> **Exercise goal**: Repeat the listing exactly as given, omitting every image.

> **Information supplied**:
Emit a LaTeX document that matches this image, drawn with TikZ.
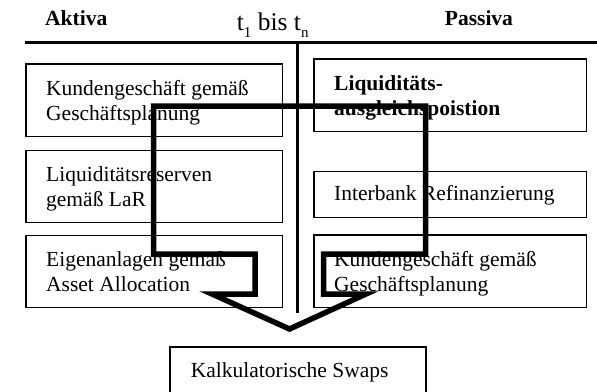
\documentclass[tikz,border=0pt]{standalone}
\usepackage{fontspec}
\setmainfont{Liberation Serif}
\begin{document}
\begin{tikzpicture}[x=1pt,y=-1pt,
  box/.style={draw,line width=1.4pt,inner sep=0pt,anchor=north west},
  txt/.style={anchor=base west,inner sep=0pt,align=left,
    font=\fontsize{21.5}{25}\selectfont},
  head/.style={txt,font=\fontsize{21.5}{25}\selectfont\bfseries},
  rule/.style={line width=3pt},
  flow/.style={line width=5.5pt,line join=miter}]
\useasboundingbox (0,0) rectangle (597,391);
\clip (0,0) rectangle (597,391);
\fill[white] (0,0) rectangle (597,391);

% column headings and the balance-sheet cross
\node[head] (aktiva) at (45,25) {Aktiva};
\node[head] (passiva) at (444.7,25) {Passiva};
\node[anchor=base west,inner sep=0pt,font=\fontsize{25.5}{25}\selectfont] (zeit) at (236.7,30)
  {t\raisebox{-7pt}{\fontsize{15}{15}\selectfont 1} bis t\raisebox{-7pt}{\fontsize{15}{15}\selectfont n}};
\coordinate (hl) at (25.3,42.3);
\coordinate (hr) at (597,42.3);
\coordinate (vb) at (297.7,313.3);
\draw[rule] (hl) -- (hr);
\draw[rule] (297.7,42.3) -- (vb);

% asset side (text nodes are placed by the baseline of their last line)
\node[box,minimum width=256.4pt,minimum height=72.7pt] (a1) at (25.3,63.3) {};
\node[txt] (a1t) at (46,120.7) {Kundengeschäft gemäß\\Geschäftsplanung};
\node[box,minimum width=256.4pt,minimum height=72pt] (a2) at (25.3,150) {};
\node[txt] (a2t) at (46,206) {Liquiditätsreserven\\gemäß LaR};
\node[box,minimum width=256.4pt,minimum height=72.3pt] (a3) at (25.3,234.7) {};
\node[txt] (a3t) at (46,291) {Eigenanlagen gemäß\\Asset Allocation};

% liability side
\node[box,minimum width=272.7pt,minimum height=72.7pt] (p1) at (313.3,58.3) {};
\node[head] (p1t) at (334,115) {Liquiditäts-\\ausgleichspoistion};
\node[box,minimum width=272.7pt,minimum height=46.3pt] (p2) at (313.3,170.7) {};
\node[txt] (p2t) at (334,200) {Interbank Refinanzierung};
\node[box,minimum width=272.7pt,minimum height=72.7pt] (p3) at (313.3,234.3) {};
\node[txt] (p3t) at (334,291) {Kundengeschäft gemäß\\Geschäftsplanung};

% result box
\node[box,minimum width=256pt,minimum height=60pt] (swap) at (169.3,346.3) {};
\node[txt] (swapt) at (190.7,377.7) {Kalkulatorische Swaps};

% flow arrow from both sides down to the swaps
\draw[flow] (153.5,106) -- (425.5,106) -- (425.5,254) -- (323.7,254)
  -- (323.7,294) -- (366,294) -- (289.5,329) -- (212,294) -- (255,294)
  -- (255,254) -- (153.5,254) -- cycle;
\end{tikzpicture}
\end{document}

> **Response to the exercise**:
Emit a LaTeX document that matches this image, drawn with TikZ.
\documentclass[tikz,border=0pt]{standalone}
\usepackage{fontspec}
\setmainfont{Liberation Serif}
\begin{document}
\begin{tikzpicture}[x=1pt,y=-1pt,
  box/.style={draw,line width=1.4pt,inner sep=0pt,anchor=north west},
  txt/.style={anchor=base west,inner sep=0pt,align=left,
    font=\fontsize{21.5}{25}\selectfont},
  head/.style={txt,font=\fontsize{21.5}{25}\selectfont\bfseries},
  rule/.style={line width=3pt},
  flow/.style={line width=5.5pt,line join=miter}]
\useasboundingbox (0,0) rectangle (597,391);
\clip (0,0) rectangle (597,391);
\fill[white] (0,0) rectangle (597,391);

% column headings and the balance-sheet cross
\node[head] (aktiva) at (45,25) {Aktiva};
\node[head] (passiva) at (444.7,25) {Passiva};
\node[anchor=base west,inner sep=0pt,font=\fontsize{25.5}{25}\selectfont] (zeit) at (236.7,30)
  {t\raisebox{-7pt}{\fontsize{15}{15}\selectfont 1} bis t\raisebox{-7pt}{\fontsize{15}{15}\selectfont n}};
\coordinate (hl) at (25.3,42.3);
\coordinate (hr) at (597,42.3);
\coordinate (vb) at (297.7,313.3);
\draw[rule] (hl) -- (hr);
\draw[rule] (297.7,42.3) -- (vb);

% asset side (text nodes are placed by the baseline of their last line)
\node[box,minimum width=256.4pt,minimum height=72.7pt] (a1) at (25.3,63.3) {};
\node[txt] (a1t) at (46,120.7) {Kundengeschäft gemäß\\Geschäftsplanung};
\node[box,minimum width=256.4pt,minimum height=72pt] (a2) at (25.3,150) {};
\node[txt] (a2t) at (46,206) {Liquiditätsreserven\\gemäß LaR};
\node[box,minimum width=256.4pt,minimum height=72.3pt] (a3) at (25.3,234.7) {};
\node[txt] (a3t) at (46,291) {Eigenanlagen gemäß\\Asset Allocation};

% liability side
\node[box,minimum width=272.7pt,minimum height=72.7pt] (p1) at (313.3,58.3) {};
\node[head] (p1t) at (334,115) {Liquiditäts-\\ausgleichspoistion};
\node[box,minimum width=272.7pt,minimum height=46.3pt] (p2) at (313.3,170.7) {};
\node[txt] (p2t) at (334,200) {Interbank Refinanzierung};
\node[box,minimum width=272.7pt,minimum height=72.7pt] (p3) at (313.3,234.3) {};
\node[txt] (p3t) at (334,291) {Kundengeschäft gemäß\\Geschäftsplanung};

% result box
\node[box,minimum width=256pt,minimum height=60pt] (swap) at (169.3,346.3) {};
\node[txt] (swapt) at (190.7,377.7) {Kalkulatorische Swaps};

% flow arrow from both sides down to the swaps
\draw[flow] (153.5,106) -- (425.5,106) -- (425.5,254) -- (323.7,254)
  -- (323.7,294) -- (366,294) -- (289.5,329) -- (212,294) -- (255,294)
  -- (255,254) -- (153.5,254) -- cycle;
\end{tikzpicture}
\end{document}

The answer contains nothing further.